Do this:
Reproduce exactly the opening lines of the listing, stopping after the line that contains "wl_step = 0.1" and including it.

Supplied information:

• • • •

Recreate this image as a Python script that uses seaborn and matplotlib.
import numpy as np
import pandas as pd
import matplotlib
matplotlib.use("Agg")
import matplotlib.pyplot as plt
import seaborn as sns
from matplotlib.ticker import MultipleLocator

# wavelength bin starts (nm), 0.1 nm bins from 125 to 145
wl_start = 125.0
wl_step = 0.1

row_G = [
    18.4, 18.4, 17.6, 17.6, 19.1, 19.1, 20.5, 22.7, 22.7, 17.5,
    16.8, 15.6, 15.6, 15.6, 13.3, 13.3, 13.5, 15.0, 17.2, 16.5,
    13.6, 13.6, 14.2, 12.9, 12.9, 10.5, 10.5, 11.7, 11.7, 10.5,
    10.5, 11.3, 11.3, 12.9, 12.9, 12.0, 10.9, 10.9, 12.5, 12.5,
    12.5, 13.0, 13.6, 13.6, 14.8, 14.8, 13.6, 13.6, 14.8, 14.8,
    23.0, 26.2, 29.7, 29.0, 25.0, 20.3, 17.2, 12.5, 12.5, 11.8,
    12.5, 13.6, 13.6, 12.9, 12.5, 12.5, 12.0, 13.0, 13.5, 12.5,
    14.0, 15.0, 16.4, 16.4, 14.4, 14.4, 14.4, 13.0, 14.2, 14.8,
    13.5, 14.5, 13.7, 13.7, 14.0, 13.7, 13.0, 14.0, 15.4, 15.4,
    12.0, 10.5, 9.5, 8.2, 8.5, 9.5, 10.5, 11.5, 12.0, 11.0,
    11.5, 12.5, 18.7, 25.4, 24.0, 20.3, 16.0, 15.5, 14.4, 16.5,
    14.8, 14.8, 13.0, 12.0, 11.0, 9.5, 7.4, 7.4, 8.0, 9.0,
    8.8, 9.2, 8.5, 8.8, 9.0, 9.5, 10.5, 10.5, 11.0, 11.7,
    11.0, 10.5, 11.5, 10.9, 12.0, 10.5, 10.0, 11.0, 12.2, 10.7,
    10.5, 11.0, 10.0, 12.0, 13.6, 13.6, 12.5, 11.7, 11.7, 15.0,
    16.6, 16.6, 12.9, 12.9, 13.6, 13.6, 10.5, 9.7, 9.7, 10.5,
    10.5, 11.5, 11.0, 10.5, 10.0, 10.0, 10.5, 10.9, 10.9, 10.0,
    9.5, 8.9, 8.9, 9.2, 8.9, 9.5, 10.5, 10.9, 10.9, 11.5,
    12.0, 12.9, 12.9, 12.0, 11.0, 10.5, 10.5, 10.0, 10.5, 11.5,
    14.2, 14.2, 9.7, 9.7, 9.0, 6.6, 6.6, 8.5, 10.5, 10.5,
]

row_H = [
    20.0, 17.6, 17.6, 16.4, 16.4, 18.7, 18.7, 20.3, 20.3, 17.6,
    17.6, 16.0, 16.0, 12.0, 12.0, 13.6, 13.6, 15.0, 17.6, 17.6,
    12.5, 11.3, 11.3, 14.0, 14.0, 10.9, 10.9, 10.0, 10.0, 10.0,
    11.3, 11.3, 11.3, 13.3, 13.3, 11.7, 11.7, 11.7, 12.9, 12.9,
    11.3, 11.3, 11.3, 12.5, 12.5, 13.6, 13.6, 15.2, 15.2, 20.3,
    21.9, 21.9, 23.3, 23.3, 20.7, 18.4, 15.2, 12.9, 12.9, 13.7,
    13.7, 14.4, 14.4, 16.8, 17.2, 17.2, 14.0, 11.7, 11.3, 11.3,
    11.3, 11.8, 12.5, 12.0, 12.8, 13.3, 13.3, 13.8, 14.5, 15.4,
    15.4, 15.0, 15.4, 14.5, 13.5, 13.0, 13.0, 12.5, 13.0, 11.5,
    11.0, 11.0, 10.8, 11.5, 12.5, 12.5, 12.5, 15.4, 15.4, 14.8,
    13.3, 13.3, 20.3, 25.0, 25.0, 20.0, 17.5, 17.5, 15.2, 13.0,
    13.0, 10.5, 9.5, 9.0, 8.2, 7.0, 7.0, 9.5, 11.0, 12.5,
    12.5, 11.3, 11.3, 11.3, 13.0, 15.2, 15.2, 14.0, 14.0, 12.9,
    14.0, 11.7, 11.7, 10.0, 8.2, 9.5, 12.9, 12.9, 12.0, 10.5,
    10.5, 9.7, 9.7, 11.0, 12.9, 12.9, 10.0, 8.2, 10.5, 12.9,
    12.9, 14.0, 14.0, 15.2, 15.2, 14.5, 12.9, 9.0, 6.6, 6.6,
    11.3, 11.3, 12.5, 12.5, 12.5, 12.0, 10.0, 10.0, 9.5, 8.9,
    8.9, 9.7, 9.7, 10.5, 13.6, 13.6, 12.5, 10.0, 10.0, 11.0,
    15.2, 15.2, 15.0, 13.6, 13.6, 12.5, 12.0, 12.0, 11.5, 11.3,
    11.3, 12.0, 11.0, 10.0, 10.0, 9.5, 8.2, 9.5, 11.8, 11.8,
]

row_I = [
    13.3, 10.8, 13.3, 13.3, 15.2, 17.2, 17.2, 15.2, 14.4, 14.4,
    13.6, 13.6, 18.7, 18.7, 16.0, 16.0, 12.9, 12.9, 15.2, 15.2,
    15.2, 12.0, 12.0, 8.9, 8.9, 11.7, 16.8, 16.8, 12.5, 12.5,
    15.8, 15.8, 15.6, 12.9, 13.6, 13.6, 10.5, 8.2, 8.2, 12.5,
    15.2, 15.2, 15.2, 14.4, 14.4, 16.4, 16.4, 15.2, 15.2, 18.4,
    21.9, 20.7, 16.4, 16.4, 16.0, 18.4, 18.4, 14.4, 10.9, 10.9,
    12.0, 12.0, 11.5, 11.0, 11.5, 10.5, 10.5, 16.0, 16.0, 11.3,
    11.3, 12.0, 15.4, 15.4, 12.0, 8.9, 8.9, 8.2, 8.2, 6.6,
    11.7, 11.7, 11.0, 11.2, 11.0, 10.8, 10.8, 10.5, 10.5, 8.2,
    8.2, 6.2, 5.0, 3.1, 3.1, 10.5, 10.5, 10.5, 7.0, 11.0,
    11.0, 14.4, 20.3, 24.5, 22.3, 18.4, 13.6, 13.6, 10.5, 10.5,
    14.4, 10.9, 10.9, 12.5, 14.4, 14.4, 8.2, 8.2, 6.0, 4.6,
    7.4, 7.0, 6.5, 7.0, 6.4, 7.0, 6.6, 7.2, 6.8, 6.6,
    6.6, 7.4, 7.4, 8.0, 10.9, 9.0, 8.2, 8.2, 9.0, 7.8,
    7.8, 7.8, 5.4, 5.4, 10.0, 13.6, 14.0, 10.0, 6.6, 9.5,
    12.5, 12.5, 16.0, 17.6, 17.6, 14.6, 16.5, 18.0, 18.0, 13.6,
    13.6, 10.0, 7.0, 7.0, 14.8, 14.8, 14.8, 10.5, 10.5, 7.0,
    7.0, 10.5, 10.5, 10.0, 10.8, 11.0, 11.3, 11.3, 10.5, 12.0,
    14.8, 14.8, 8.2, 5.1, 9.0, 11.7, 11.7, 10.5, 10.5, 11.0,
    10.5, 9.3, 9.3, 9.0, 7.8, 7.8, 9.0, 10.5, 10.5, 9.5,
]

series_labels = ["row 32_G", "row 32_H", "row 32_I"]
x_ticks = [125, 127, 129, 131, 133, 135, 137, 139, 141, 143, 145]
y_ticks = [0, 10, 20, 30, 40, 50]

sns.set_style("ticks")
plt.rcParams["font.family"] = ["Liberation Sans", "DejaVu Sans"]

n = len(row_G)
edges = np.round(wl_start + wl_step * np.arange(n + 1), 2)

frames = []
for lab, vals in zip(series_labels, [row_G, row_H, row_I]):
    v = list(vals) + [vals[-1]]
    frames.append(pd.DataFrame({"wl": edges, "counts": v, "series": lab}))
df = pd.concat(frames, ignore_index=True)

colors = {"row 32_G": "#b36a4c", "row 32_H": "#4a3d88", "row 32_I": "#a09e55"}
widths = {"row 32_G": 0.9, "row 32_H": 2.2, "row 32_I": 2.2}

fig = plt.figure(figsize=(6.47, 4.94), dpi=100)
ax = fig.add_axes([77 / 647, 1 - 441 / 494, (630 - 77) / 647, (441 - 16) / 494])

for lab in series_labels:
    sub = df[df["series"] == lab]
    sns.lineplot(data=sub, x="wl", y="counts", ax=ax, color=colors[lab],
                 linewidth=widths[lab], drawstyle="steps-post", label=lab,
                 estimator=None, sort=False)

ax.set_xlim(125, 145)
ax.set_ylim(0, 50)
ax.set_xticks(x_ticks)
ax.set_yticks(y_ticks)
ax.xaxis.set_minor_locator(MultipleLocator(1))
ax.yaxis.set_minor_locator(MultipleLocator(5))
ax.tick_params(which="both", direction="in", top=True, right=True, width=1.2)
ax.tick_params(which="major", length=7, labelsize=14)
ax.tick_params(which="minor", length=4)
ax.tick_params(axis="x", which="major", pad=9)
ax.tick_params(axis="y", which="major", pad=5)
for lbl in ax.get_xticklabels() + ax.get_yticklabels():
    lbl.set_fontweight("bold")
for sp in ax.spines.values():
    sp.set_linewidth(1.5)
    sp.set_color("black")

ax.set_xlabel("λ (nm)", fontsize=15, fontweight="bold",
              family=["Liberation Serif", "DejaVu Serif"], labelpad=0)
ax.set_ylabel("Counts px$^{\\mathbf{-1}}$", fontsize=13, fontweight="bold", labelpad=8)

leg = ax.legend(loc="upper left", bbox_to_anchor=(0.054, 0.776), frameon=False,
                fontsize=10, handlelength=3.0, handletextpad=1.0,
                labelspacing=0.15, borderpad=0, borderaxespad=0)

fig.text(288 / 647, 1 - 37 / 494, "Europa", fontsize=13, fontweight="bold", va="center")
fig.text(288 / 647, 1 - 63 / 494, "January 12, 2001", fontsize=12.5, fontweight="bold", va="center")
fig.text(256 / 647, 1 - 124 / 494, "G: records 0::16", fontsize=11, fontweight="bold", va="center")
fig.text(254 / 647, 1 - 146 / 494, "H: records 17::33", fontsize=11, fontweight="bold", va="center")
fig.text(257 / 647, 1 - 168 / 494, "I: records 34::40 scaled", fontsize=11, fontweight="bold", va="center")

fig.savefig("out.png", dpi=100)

• • • •

Response:
Recreate this image as a Python script that uses seaborn and matplotlib.
import numpy as np
import pandas as pd
import matplotlib
matplotlib.use("Agg")
import matplotlib.pyplot as plt
import seaborn as sns
from matplotlib.ticker import MultipleLocator

# wavelength bin starts (nm), 0.1 nm bins from 125 to 145
wl_start = 125.0
wl_step = 0.1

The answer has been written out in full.